The aggregate number of shares which this Corporation will have authority to issue is Nine Hundred Sixty Million (960,000,000), par value $0.001 per share, Nine Hundred Fifty Million (950,000,000) of which will be designated “Common Stock” and Ten Million (10,000,000) which shall be designated as “Preferred Stock”. Out of the Preferred Stock, fifty one (51) shares of Preferred Stock are designated Series A Preferred Stock with the rights, privileges and preferences set forth on the attached Certificate of Designation for the Series A Preferred Stock.


1.

Voting Rights.  Each outstanding share of Common Stock will be entitled to one vote and each fractional share of Common Stock will be entitled to a corresponding fractional vote on each matter submitted to a vote of shareholders.  A majority of the shares of Common Stock entitled to vote, represented in person or in proxy, will constitute a quorum at a meeting of shareholders.  Except as otherwise provided in these Articles of Incorporation or the Nevada Revised Statutes, if a quorum is present, the affirmative vote of a majority of the shares represented at the meeting and entitled to vote on the subject matter will be the act of the shareholders.
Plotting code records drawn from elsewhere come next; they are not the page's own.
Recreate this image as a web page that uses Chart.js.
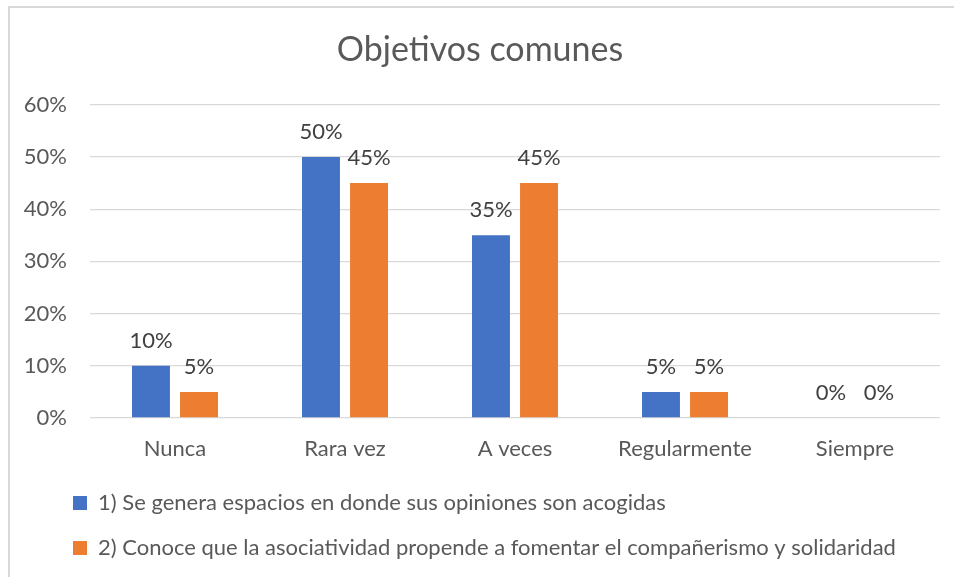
<!DOCTYPE html>
<html>
<head>
<meta charset="utf-8">
<script src="https://cdn.jsdelivr.net/npm/chart.js@4.4.1/dist/chart.umd.min.js"></script>
<style>
  html, body { margin: 0; padding: 0; background: #fff; overflow: hidden; }
  #marco { position: absolute; left: 8px; top: 6px; width: 1000px; height: 700px;
           border-left: 2px solid #d9d9d9; border-top: 2px solid #d9d9d9; }
  #contenedor { position: absolute; left: 0; top: 0; width: 954px; height: 577px; }
</style>
</head>
<body>
<div id="marco"></div>
<div id="contenedor"><canvas id="grafico" width="954" height="577"></canvas></div>
<script>
// Datos
const categorias = ['Nunca', 'Rara vez', 'A veces', 'Regularmente', 'Siempre'];
const serie1 = [10, 50, 35, 5, 0];
const serie2 = [5, 45, 45, 5, 0];
const nombreSerie1 = '1) Se genera espacios en donde sus opiniones son acogidas';
const nombreSerie2 = '2) Conoce que la asociatividad propende a fomentar el compañerismo y solidaridad';
const tituloGrafico = 'Objetivos comunes';

const FUENTE = 'Lato, "Open Sans", sans-serif';
const GRIS_TEXTO = '#595959';

// etiquetas de valor encima de cada barra
const etiquetasPlugin = {
  id: 'etiquetas',
  afterDatasetsDraw(chart) {
    const ctx = chart.ctx;
    ctx.save();
    ctx.font = '22px ' + FUENTE;
    ctx.fillStyle = '#404040';
    ctx.textAlign = 'center';
    ctx.textBaseline = 'alphabetic';
    chart.data.datasets.forEach((ds, i) => {
      chart.getDatasetMeta(i).data.forEach((barra, j) => {
        ctx.fillText(ds.data[j] + '%', barra.x, barra.y - 18);
      });
    });
    ctx.restore();
  }
};

// mueve la leyenda a la derecha (en el original empieza bajo el eje)
const leyendaPlugin = {
  id: 'moverLeyenda',
  afterLayout(chart) {
    if (chart.legend) {
      chart.legend.left += 30;
      chart.legend.right += 30;
    }
  }
};

const ctx = document.getElementById('grafico').getContext('2d');
new Chart(ctx, {
  type: 'bar',
  data: {
    labels: categorias,
    datasets: [
      { label: nombreSerie1, data: serie1, backgroundColor: '#4472C4',
        categoryPercentage: 0.565, barPercentage: 0.79 },
      { label: nombreSerie2, data: serie2, backgroundColor: '#ED7D31',
        categoryPercentage: 0.565, barPercentage: 0.79 }
    ]
  },
  options: {
    responsive: false,
    animation: false,
    layout: { padding: { left: 20, right: 14, top: 0, bottom: 8 } },
    plugins: {
      title: {
        display: true,
        text: tituloGrafico,
        color: GRIS_TEXTO,
        font: { family: FUENTE, size: 34, weight: 'normal' },
        padding: { top: 30, bottom: 34 }
      },
      legend: {
        display: true,
        position: 'bottom',
        align: 'start',
        labels: {
          color: GRIS_TEXTO,
          font: { family: FUENTE, size: 22 },
          boxWidth: 14,
          boxHeight: 14,
          padding: 23
        }
      },
      tooltip: { enabled: false }
    },
    scales: {
      x: {
        grid: { display: false, drawTicks: false },
        border: { display: false },
        ticks: { color: GRIS_TEXTO, font: { family: FUENTE, size: 22 }, padding: 18 },
        afterFit(scale) { scale.height = 51; }
      },
      y: {
        min: 0,
        max: 60,
        grid: { color: '#d9d9d9', lineWidth: 1.3, drawTicks: false },
        border: { display: false },
        ticks: {
          stepSize: 10,
          color: GRIS_TEXTO,
          font: { family: FUENTE, size: 22 },
          padding: 23,
          callback: v => v + '%'
        },
        afterFit(scale) { scale.width = 70; }
      }
    }
  },
  plugins: [etiquetasPlugin, leyendaPlugin]
});
</script>
</body>
</html>
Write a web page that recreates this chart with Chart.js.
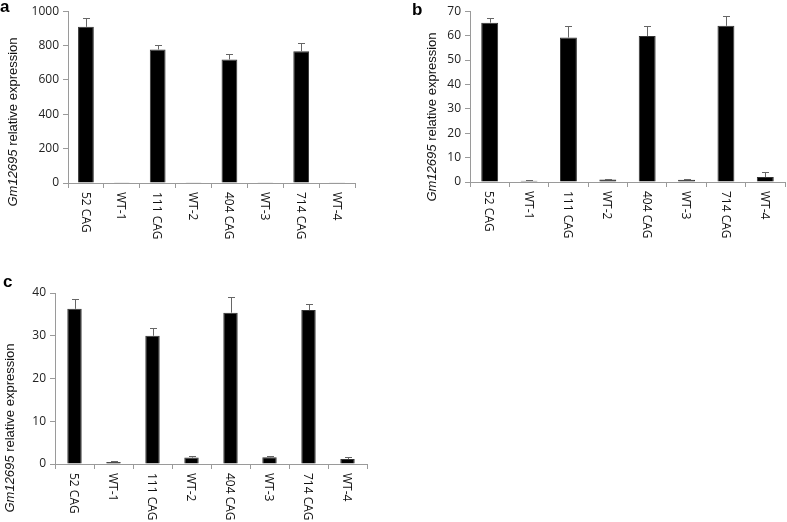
<!DOCTYPE html>
<html>
<head>
<meta charset="utf-8">
<script src="https://cdn.jsdelivr.net/npm/chart.js@4.4.1/dist/chart.umd.min.js"></script>
<style>
  body { margin: 0; background: #fff; }
  #wrap { position: relative; width: 787px; height: 522px; overflow: hidden; }
  .panel { position: absolute; }
  .letter { position: absolute; font: bold 17px "Liberation Sans", Arial, sans-serif; color: #000; }
</style>
</head>
<body>
<div id="wrap">
  <div class="panel" style="left:0;top:0;width:390px;height:260px"><canvas id="chartA"></canvas></div>
  <div class="panel" style="left:390px;top:0;width:397px;height:260px"><canvas id="chartB"></canvas></div>
  <div class="panel" style="left:0;top:260px;width:390px;height:262px"><canvas id="chartC"></canvas></div>
  <div class="letter" style="left:0;top:-3px">a</div>
  <div class="letter" style="left:412px;top:0">b</div>
  <div class="letter" style="left:3px;top:272px">c</div>
</div>
<script>
// kategori sampel (sama untuk semua panel)
const sampel = ["52 CAG", "WT-1", "111 CAG", "WT-2", "404 CAG", "WT-3", "714 CAG", "WT-4"];

// panel a
const nilaiA = [909, 1, 777, 1, 719, 1, 767, 2];
const errA = [49, 0, 25, 0, 31, 0, 45, 0];
const ticksA = [0, 200, 400, 600, 800, 1000];

// panel b
const nilaiB = [65.3, 0.5, 59.2, 1.0, 59.8, 0.9, 64.0, 2.0];
const errB = [1.8, 0.2, 4.8, 0.2, 4.2, 0.2, 4.2, 2.0];
const ticksB = [0, 10, 20, 30, 40, 50, 60, 70];

// panel c
const nilaiC = [36.3, 0.45, 30.0, 1.5, 35.4, 1.55, 36.0, 1.15];
const errC = [2.3, 0.15, 1.9, 0.3, 3.7, 0.35, 1.5, 0.5];
const ticksC = [0, 10, 20, 30, 40];

const FONT = '"Open Sans", "DejaVu Sans", sans-serif';
const FONT_JUDUL = '"Liberation Sans", Arial, sans-serif';
const abu = "#9a9a9a";

// plugin: error bar (atas saja), label x diputar, judul sumbu y
const pluginPanel = {
  id: "panel",
  afterDatasetsDraw(chart) {
    const c = chart.options.plugins.panel;
    const ctx = chart.ctx;
    const y = chart.scales.y;
    const meta = chart.getDatasetMeta(0);
    ctx.save();
    ctx.strokeStyle = "#666";
    ctx.lineWidth = 1;
    c.err.forEach((e, i) => {
      if (!e) return;
      const v = chart.data.datasets[0].data[i];
      const px = Math.round(meta.data[i].x) + 0.5;
      const y0 = y.getPixelForValue(v);
      const y1 = Math.round(y.getPixelForValue(v + e)) + 0.5;
      ctx.beginPath();
      ctx.moveTo(px, y0);
      ctx.lineTo(px, y1);
      ctx.moveTo(px - 3.5, y1);
      ctx.lineTo(px + 3.5, y1);
      ctx.stroke();
    });
    ctx.restore();
  },
  afterDraw(chart) {
    const c = chart.options.plugins.panel;
    const ctx = chart.ctx;
    const x = chart.scales.x, y = chart.scales.y;
    ctx.save();
    ctx.fillStyle = "#111";
    ctx.font = "12px " + FONT;
    ctx.textAlign = "left";
    ctx.textBaseline = "middle";
    chart.data.labels.forEach((lab, i) => {
      ctx.save();
      ctx.translate(x.getPixelForValue(i) - 1, y.bottom + 9);
      ctx.rotate(Math.PI / 2);
      ctx.fillText(lab, 0, 0);
      ctx.restore();
    });
    // judul sumbu y, Gm12695 miring
    const fIt = "italic 13px " + FONT_JUDUL, fNo = "13px " + FONT_JUDUL;
    ctx.font = fIt;
    const w1 = ctx.measureText("Gm12695").width;
    ctx.font = fNo;
    const w2 = ctx.measureText(" relative expression").width;
    ctx.translate(c.judulX, c.judulY);
    ctx.rotate(-Math.PI / 2);
    ctx.font = fIt;
    ctx.fillText("Gm12695", -(w1 + w2) / 2, 0);
    ctx.font = fNo;
    ctx.fillText(" relative expression", -(w1 + w2) / 2 + w1, 0);
    ctx.restore();
  }
};

function buatGrafik(id, nilai, err, ticks, set) {
  return new Chart(document.getElementById(id), {
    type: "bar",
    data: {
      labels: sampel,
      datasets: [{
        data: nilai,
        backgroundColor: "#000",
        borderColor: "#333",
        borderWidth: 1,
        barPercentage: set.bar,
        categoryPercentage: 1
      }]
    },
    options: {
      responsive: false,
      animation: false,
      devicePixelRatio: 1,
      layout: { padding: { left: 0, right: set.kanan, top: set.atas, bottom: 0 } },
      plugins: {
        legend: { display: false },
        tooltip: { enabled: false },
        panel: { err, judulX: set.judulX, judulY: set.judulY }
      },
      scales: {
        x: {
          grid: { offset: true, drawOnChartArea: false, tickLength: 5, color: abu },
          border: { color: abu },
          ticks: { display: false },
          afterFit: s => { s.height = set.tinggiX; }
        },
        y: {
          min: 0,
          max: ticks[ticks.length - 1],
          afterBuildTicks: s => { s.ticks = ticks.map(v => ({ value: v })); },
          grid: { drawOnChartArea: false, tickLength: 5, color: abu },
          border: { color: abu },
          ticks: { color: "#222", padding: 4, font: { family: FONT, size: 12 }, callback: v => String(v) },
          afterFit: s => { s.width = set.lebarY; }
        }
      }
    },
    plugins: [pluginPanel]
  });
}

function siapkan(id, w, h) {
  const cv = document.getElementById(id);
  cv.width = w; cv.height = h;
  cv.style.width = w + "px"; cv.style.height = h + "px";
}
siapkan("chartA", 390, 260);
siapkan("chartB", 397, 260);
siapkan("chartC", 390, 262);

buatGrafik("chartA", nilaiA, errA, ticksA, { lebarY: 68, kanan: 35, atas: 11, tinggiX: 77, bar: 0.44, judulX: 13, judulY: 122 });
buatGrafik("chartB", nilaiB, errB, ticksB, { lebarY: 80, kanan: 2, atas: 11, tinggiX: 78, bar: 0.43, judulX: 42, judulY: 117 });
buatGrafik("chartC", nilaiC, errC, ticksC, { lebarY: 55, kanan: 23, atas: 33, tinggiX: 58, bar: 0.37, judulX: 10, judulY: 168 });
</script>
</body>
</html>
When, with respect to any action to be taken by the shareholders of the Corporation, the laws of Nevada require the vote or concurrence of the holders of two-thirds of the outstanding shares, of the shares entitled to vote thereon, or of any class or series, such action may be taken by the vote or concurrence of a majority of such shares or class or series thereof.  Cumulative voting will not be allowed in the election of directors of this Corporation.


2.

Common Stock and Preferred Stock.  The Common Stock and Preferred Stock of the Corporation may be issued from time to time without prior approval by the shareholders of the Corporation, and for such consideration as may be fixed from time to time by the Board of Directors of the Corporation.  The Preferred Stock, or any series thereof, shall have such designations, preferences and relative, participating, optional or other special rights and qualifications, limitations or restrictions thereof as shall be expressed in the resolution or resolutions as adopted solely by the Board of Directors of the Corporation.







ARTICLE FIVE .


The affairs of the corporation shall be governed by a Board of Directors of no more than eight (8) nor less than one (1) person.  The name and address of the first Board of Directors is:


NAME

ADDRESS

Audrey Reich

15487 24 Avenue

 

Surrey, British Columbia

 

Canada V3S 0C4


ARTICLE SIX .


The capital stock of the corporation, after the amount of the subscription price or par value has been paid in, shall not be subject to pay debts of the corporation, and no paid up stock and no stock issued as fully paid up shall ever be assessable or assessed.


ARTICLE SEVEN .


The name and address of the incorporator of the corporation is as follows:


NAME

ADDRESS

C. Woodgate

502 E John Street,

 

Carson City, Nevada 89706


ARTICLE EIGHT .


The period of existence of the corporation shall be perpetual.


ARTICLE NINE .


The initial By-laws of the corporation shall be adopted by its Board of Directors.  The power to alter, amend, or repeal the By-laws, or to adopt new By-laws, shall be vested in the Board of Directors, except as otherwise may be specifically provided in the By-laws.


ARTICLE TEN .


Meetings of stockholders shall be held at such place within or without the State of Nevada as may be provided by the By-laws of the corporation.  Special meetings of the stockholders may be called by the President or any other executive officer of the corporation, the Board of Directors, or any member thereof, or by the record holder or holders of at least ten percent (10%) of all shares entitled to vote at the meeting.  Any action otherwise required to be taken at a meeting of the stockholders, except election of directors, may be taken without a meeting if a consent in writing, setting forth the action so taken, shall be signed by stockholders having at least a majority of the voting power.


ARTICLE ELEVEN .


No contract or other transaction between the corporation and any other corporation, whether or not a majority of the shares of the capital stock of such other corporation is owned by this corporation, and no act of this corporation shall in any way be affected or invalidated by the fact that any of the directors of this corporation are pecuniarily or otherwise interested in, or are directors or officers of such other corporation.  Any director of this corporation, individually, or any firm of which such director may be a member, may be a party to, or may be pecuniarily or otherwise interested in any contract or transaction of the corporation; provided, however, that the fact that he or such firm is so interested shall be disclosed or shall have been known to the Board of Directors of this corporation, or a majority thereof; and  any director of this corporation who is also a director or officer of such other corporation, or who is so interested, may be counted in determining the existence of a quorum at any meeting of the Board of Directors of this corporation that shall authorize  such contract or transaction, and may vote thereat to authorize such contract or transaction, with like force and effect as if he were not such director or officer of such other corporation or not so interested.







ARTICLE TWELVE .


No director or officer shall have any personal liability to the corporation or its stockholders for damages for breach of fiduciary duty as a director or officer, except that this Article Twelve shall not eliminate or limit the liability of a director or officer for (i) acts or omissions which involve intentional misconduct, fraud or a knowing violation of law, or (ii) the payment of dividends in violation of the Nevada Revised Statutes.


IN WITNESS WHEREOF , this Amended and Restated Articles of Incorporation has been executed by a duly authorized officer of this corporation on this ---- day of -------, 2013.